Sunday, April 24, 2011

PIXAR @25: Ratatouille "Of mice and men"





What we can be is a million times more than what the majority thinks of us now.

It's another wild imagination for Pixar Animation Studios to pick a rat and let him step foot on the most forbidden place for his kind: the kitchen. But it's another lesson we've come to learn as kids: that "anyone can cook, but only the fearless can be great".

Ratatouille (2007, directed by Brad Bird and Jan Pinkava) introduces Remy the rat (Patton Oswalt), possessing both the talent and the will to become a chef. With the help of his inspiration and owner of Paris's most famous restaurant Chef Gusteau (Brad Garrett), he always takes the risk, do the rat work of stealing spices and food scraps, and cook innovative cuisines food critiques would always beg for. But of course, achieving the chef toque is no easy task.

Remy represents most of us who are bound by our physical differences and the fear of the majority's approval. But then we learn we can always achieve when we believe and take the risks. We learn not to drop off our dreams too easily just because of what other people think of us.

Just like the monster-kid relationship in Monsters Inc. (2001), we witnessed another impossible friendship from a rat and a human being named Linguini (Lou Romano), and especially this time, he could'nt seriously hear Remy talk. But then it also represents a mysterious bonding that somehow, can never be understood by the majority.

The movie also taught us to appreciate the art of cooking, highlighting Remy's exceptional knowledge about food and his biggest challenge yet in cooking for the grumpy food critique Anton Ego (Peter O'Toole). Except that his biggest problem was simply being a rat and no one could possibly imagine themselves gobbling even a delectable cuisine cooked by a rat.

I remembered my dad saying he doesn't care about who cooked the food he's chomping down, or how it's cooked, as long as he didn't see either and it's delicious. The scene when Remy's whole clan were cooking the Ratatouille dish still chills me to the bone when I remember it. If I would ever eat one, I'll just have to remember what my dad said.

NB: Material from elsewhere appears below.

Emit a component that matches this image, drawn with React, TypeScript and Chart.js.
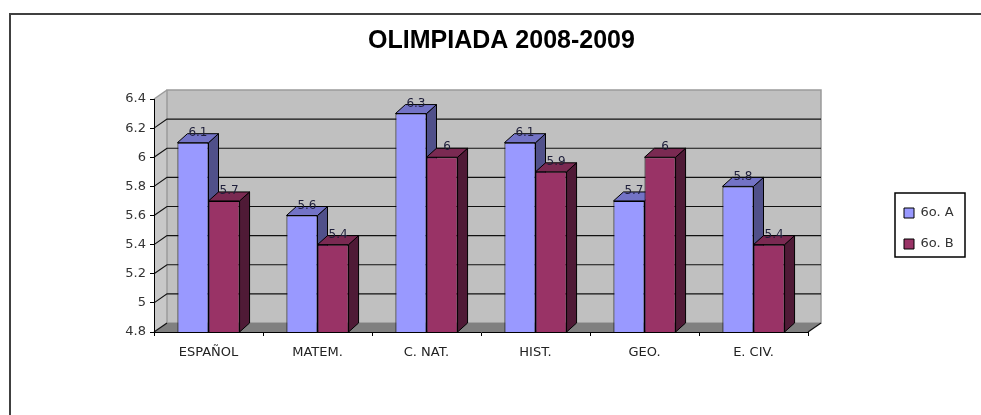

What we look like shouldn't matter in a way, as long as we're determined to say that nobody can ever get in the way to reach our dreams.

Ratatouille Fact Sheet

1. The Pixar filmmakers had to tour Paris and research about its cuisines  and the art of cooking to perfectly portray it in an animated film. 

2.  Earning a total of $621M worldwide, Ratatouille also garnered an Academy Award for Best Animated Film and five record-breaking nominations.
3. Director Brad Bird first had his doubts about the peasant Ratatouille dish, not until the legendary French Laundry chef Thomas Keller took his stand in the unique dish.

4. Remy and Bird had one thing in common: they both had the itch to create new things and "add something new to the world."

5. Ratatouille (stirred chunky stew in French) is a French vegetable side dish made of zucchini, eggplants and tomatoes.